- [Written problem]:
In the listing below, identify each line with the word "this" and return those lines.

- [Exercise input]:
◇ ◇ ◇ ◇

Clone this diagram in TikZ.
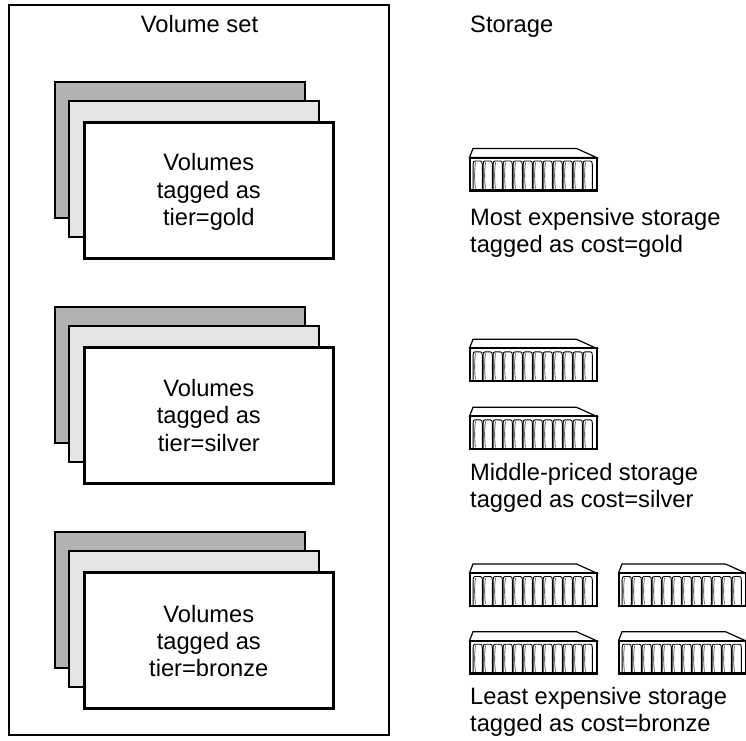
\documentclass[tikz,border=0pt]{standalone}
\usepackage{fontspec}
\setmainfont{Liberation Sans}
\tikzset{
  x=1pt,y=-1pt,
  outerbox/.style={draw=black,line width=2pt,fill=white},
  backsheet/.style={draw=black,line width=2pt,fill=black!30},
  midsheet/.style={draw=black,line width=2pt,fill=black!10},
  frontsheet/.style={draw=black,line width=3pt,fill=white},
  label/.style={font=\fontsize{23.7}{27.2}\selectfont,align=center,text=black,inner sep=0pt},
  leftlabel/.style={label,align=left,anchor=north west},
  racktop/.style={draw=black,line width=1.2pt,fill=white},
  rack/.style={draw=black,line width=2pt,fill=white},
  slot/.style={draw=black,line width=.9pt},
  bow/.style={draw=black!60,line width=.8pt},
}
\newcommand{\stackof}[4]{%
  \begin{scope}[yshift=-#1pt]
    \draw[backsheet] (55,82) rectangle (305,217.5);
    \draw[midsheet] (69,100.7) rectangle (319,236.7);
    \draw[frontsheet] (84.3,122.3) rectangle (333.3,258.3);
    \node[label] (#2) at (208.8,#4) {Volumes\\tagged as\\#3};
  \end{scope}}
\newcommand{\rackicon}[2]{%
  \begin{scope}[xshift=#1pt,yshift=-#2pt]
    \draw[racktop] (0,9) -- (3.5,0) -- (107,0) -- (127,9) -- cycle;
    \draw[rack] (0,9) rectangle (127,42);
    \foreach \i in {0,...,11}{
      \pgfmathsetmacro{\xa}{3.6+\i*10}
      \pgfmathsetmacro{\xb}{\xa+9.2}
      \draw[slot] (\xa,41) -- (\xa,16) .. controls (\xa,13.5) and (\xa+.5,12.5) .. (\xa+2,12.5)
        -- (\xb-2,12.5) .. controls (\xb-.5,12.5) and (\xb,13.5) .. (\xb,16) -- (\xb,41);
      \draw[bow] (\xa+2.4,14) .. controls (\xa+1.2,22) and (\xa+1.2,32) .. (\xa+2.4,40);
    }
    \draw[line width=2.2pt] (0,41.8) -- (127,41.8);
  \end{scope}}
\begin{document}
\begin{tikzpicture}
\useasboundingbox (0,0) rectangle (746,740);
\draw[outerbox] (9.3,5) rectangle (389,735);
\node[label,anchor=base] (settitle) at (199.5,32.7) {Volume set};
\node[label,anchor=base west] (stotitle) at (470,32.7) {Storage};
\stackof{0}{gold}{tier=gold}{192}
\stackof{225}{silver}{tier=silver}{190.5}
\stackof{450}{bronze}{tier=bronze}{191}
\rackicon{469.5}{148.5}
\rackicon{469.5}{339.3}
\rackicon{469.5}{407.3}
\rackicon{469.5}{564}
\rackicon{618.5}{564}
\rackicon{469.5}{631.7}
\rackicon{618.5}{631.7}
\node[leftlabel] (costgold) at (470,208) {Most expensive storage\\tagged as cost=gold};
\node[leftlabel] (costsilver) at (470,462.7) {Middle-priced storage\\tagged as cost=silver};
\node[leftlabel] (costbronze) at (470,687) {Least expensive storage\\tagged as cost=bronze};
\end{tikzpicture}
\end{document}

◇ ◇ ◇ ◇

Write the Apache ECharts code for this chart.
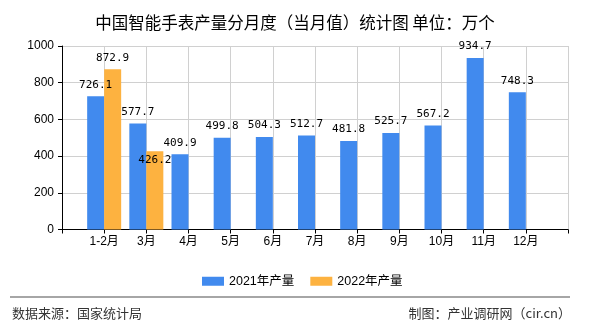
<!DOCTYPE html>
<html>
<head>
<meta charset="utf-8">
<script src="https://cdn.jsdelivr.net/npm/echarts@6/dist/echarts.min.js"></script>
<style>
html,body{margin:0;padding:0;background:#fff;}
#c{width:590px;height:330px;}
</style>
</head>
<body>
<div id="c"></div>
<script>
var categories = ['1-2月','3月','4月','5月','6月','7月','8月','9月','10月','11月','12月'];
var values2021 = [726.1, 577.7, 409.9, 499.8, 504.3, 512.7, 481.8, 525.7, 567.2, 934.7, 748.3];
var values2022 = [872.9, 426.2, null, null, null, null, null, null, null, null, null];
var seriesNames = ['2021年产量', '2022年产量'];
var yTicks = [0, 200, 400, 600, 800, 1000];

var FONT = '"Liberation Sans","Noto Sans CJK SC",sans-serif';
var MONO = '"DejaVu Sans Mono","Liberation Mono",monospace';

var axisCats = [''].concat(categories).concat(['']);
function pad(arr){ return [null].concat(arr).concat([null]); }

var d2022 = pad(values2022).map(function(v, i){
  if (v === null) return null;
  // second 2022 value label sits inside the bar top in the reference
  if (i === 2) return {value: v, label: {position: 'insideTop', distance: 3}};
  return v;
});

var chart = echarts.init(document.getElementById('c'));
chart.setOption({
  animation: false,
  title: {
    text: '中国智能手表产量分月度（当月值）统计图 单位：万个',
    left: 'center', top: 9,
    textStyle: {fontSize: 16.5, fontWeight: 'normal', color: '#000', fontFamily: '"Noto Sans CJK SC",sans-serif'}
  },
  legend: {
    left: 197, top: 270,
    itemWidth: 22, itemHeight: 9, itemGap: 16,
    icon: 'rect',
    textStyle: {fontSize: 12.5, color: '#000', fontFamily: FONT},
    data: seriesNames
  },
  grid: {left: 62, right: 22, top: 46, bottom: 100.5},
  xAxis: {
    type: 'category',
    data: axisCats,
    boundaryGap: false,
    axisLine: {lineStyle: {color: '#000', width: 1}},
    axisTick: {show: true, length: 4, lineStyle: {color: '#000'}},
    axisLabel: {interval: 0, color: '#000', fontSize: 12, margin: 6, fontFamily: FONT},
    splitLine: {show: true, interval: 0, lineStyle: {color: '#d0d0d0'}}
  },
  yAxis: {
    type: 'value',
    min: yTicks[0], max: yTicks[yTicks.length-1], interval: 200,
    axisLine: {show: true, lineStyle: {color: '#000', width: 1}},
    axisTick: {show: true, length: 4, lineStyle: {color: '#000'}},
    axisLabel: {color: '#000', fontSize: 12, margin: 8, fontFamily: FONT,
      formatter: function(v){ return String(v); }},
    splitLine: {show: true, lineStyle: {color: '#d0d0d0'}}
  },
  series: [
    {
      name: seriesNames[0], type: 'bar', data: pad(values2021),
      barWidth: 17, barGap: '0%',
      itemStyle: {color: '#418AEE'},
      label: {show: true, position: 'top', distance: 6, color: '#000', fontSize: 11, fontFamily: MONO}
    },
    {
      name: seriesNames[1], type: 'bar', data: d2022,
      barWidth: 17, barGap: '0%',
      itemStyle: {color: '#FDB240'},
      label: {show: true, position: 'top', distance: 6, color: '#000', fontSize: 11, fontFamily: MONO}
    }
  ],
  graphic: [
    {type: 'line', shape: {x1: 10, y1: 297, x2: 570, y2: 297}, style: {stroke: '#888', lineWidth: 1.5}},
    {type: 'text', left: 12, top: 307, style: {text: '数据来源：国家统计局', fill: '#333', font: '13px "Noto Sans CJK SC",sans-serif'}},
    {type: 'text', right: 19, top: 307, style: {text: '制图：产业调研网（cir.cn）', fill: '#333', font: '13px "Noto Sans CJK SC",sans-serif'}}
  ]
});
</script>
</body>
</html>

◇ ◇ ◇ ◇

- [Result of the task]:
Clone this diagram in TikZ.
Write the Apache ECharts code for this chart.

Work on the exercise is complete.